● **Work instructions**:
Find each line containing the string "that" and return it.

● **Provided data**:
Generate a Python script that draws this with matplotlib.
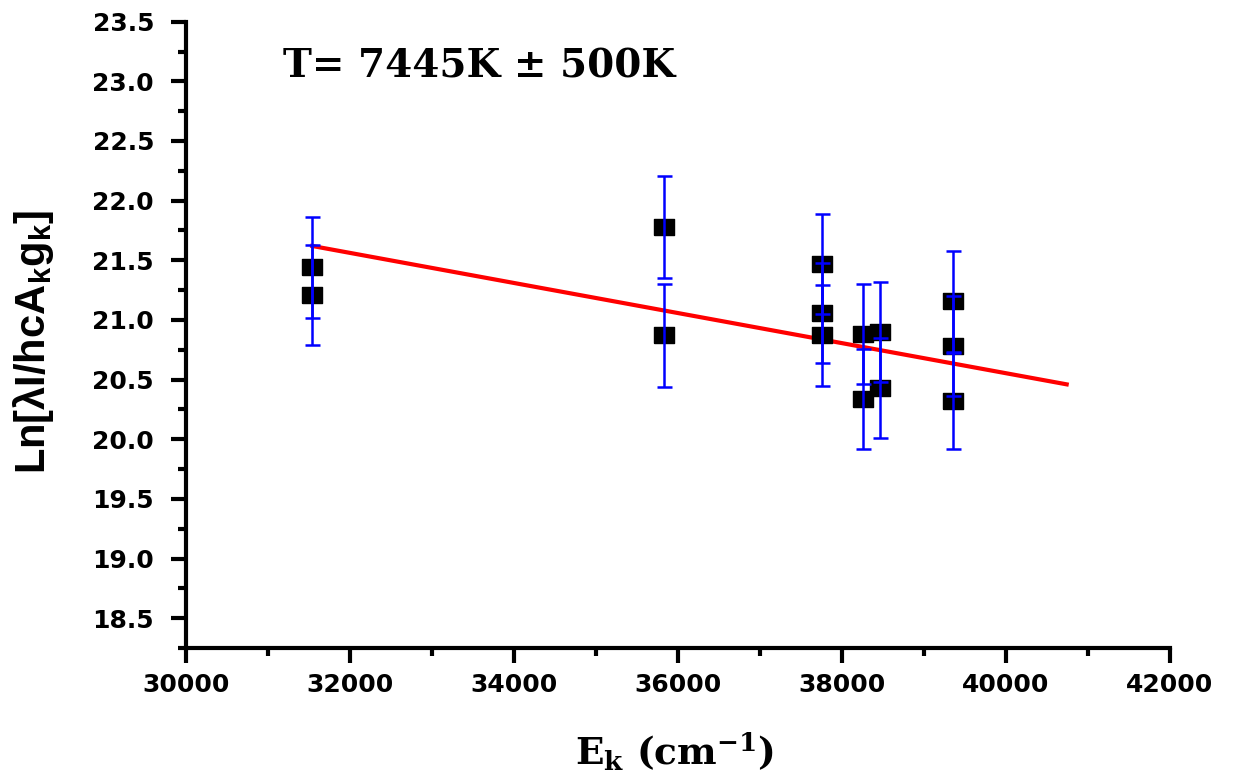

---

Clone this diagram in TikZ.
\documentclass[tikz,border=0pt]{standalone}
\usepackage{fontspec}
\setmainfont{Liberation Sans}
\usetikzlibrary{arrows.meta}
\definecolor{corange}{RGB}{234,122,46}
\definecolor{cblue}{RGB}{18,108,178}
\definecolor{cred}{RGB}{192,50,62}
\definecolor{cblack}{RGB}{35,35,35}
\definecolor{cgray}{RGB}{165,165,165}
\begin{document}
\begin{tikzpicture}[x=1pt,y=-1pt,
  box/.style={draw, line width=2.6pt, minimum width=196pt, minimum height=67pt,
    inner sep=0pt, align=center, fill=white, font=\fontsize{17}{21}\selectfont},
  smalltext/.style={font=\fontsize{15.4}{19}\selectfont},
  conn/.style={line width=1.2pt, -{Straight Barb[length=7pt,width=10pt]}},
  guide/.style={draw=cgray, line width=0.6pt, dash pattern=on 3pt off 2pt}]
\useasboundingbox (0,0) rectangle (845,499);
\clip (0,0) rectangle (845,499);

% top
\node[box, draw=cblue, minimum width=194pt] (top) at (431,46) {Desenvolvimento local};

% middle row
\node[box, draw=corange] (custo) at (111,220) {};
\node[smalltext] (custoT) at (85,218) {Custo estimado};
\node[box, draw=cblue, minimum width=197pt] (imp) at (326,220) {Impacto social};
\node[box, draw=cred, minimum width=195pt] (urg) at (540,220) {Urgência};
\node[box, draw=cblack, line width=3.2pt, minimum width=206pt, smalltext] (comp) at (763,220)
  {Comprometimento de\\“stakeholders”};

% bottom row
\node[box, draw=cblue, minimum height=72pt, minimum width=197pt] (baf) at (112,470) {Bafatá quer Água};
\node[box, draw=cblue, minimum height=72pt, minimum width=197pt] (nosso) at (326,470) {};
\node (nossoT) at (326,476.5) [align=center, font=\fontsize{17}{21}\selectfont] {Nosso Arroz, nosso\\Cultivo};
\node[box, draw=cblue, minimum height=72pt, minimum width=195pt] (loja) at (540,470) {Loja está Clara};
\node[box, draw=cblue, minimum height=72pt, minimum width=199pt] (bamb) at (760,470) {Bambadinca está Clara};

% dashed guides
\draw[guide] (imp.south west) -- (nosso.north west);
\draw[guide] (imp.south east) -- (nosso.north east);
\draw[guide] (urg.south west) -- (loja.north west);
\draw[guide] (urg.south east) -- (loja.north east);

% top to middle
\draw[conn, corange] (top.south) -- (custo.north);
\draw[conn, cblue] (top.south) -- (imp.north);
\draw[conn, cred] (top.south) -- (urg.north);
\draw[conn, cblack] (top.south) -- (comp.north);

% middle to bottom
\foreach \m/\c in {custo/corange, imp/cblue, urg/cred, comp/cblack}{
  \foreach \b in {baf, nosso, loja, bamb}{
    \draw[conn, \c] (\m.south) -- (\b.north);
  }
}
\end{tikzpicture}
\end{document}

* * *

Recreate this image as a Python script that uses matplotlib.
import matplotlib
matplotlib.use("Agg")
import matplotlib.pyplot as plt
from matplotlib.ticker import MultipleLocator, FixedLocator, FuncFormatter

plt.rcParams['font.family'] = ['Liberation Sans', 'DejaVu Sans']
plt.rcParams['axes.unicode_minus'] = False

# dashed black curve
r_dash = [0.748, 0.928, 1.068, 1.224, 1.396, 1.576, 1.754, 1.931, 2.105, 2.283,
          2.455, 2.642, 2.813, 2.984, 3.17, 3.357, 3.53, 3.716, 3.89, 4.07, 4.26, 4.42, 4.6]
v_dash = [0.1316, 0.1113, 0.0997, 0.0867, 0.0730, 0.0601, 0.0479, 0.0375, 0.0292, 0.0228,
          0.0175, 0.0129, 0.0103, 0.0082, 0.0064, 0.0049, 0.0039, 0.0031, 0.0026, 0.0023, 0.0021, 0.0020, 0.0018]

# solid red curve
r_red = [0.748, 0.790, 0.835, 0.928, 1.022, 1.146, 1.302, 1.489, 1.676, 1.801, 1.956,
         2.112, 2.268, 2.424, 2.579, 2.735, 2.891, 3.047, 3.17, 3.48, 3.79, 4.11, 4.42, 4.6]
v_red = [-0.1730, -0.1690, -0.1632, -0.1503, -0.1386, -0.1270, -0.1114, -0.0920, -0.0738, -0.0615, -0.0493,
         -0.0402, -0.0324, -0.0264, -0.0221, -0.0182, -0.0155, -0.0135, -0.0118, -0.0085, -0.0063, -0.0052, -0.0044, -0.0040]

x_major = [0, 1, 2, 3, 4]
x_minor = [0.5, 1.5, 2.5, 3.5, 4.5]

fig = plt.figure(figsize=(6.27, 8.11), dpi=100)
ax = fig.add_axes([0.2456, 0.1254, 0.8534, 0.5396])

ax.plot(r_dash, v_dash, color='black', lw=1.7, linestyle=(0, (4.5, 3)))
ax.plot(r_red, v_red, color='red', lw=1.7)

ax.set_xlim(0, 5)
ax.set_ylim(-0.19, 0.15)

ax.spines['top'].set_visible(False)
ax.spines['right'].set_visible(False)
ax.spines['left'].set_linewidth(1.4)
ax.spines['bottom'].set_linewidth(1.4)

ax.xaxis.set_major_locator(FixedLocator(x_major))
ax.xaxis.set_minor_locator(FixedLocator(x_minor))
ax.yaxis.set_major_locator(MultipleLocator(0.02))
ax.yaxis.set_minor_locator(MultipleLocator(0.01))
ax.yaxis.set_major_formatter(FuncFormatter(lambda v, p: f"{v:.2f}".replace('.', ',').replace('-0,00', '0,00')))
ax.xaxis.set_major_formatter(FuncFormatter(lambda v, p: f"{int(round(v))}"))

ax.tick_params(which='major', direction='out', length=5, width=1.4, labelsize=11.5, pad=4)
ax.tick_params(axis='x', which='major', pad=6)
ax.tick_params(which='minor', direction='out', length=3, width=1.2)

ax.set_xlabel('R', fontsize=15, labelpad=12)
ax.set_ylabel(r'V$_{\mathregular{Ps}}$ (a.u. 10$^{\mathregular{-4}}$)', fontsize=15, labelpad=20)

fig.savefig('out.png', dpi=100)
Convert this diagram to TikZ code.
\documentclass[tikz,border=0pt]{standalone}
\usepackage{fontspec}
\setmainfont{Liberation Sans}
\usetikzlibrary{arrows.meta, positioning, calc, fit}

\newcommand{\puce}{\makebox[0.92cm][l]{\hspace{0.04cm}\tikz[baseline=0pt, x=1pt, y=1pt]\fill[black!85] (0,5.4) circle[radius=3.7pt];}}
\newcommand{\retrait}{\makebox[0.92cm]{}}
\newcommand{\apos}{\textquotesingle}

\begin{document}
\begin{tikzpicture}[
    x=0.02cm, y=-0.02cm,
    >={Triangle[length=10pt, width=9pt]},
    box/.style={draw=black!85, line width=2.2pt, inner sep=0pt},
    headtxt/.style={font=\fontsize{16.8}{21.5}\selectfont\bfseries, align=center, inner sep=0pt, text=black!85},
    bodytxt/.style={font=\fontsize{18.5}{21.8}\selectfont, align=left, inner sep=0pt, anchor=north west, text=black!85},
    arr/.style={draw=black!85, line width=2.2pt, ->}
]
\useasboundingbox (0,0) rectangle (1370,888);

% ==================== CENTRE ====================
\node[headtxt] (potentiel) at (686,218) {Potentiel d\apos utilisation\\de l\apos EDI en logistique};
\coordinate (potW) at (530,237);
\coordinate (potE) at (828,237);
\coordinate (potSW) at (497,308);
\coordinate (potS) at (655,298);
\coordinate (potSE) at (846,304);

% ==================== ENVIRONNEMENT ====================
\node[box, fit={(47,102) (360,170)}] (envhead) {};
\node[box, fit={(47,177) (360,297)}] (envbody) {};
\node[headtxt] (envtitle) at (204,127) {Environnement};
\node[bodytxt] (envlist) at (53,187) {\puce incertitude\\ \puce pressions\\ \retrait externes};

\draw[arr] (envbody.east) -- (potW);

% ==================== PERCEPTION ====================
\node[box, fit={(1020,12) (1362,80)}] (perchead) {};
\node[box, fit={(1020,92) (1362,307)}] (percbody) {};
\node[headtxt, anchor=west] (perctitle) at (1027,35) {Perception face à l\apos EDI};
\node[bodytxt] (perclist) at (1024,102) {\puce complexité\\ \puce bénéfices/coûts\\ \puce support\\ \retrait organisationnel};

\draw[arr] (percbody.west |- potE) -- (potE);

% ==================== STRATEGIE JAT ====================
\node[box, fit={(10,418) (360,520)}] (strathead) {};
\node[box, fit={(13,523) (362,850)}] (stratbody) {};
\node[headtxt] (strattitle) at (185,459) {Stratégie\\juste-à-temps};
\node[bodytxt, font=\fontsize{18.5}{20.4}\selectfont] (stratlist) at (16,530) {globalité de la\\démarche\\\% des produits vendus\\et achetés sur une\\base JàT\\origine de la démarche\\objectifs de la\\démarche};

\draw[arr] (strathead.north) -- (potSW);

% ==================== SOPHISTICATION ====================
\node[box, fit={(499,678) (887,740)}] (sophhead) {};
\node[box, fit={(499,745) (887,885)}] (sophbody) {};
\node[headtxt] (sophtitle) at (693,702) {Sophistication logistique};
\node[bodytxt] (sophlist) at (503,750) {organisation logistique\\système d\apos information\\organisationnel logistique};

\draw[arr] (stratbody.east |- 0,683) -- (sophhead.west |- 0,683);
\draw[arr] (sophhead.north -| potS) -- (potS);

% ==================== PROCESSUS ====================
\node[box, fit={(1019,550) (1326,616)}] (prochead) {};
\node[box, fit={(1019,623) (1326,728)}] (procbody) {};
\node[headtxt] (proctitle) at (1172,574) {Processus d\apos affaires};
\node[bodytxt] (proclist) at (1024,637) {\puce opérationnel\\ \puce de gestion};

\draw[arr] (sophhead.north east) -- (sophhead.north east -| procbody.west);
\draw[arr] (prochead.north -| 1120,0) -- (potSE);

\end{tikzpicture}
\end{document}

● **Output of the task**:
Generate a Python script that draws this with matplotlib.
Recreate this image as a Python script that uses matplotlib.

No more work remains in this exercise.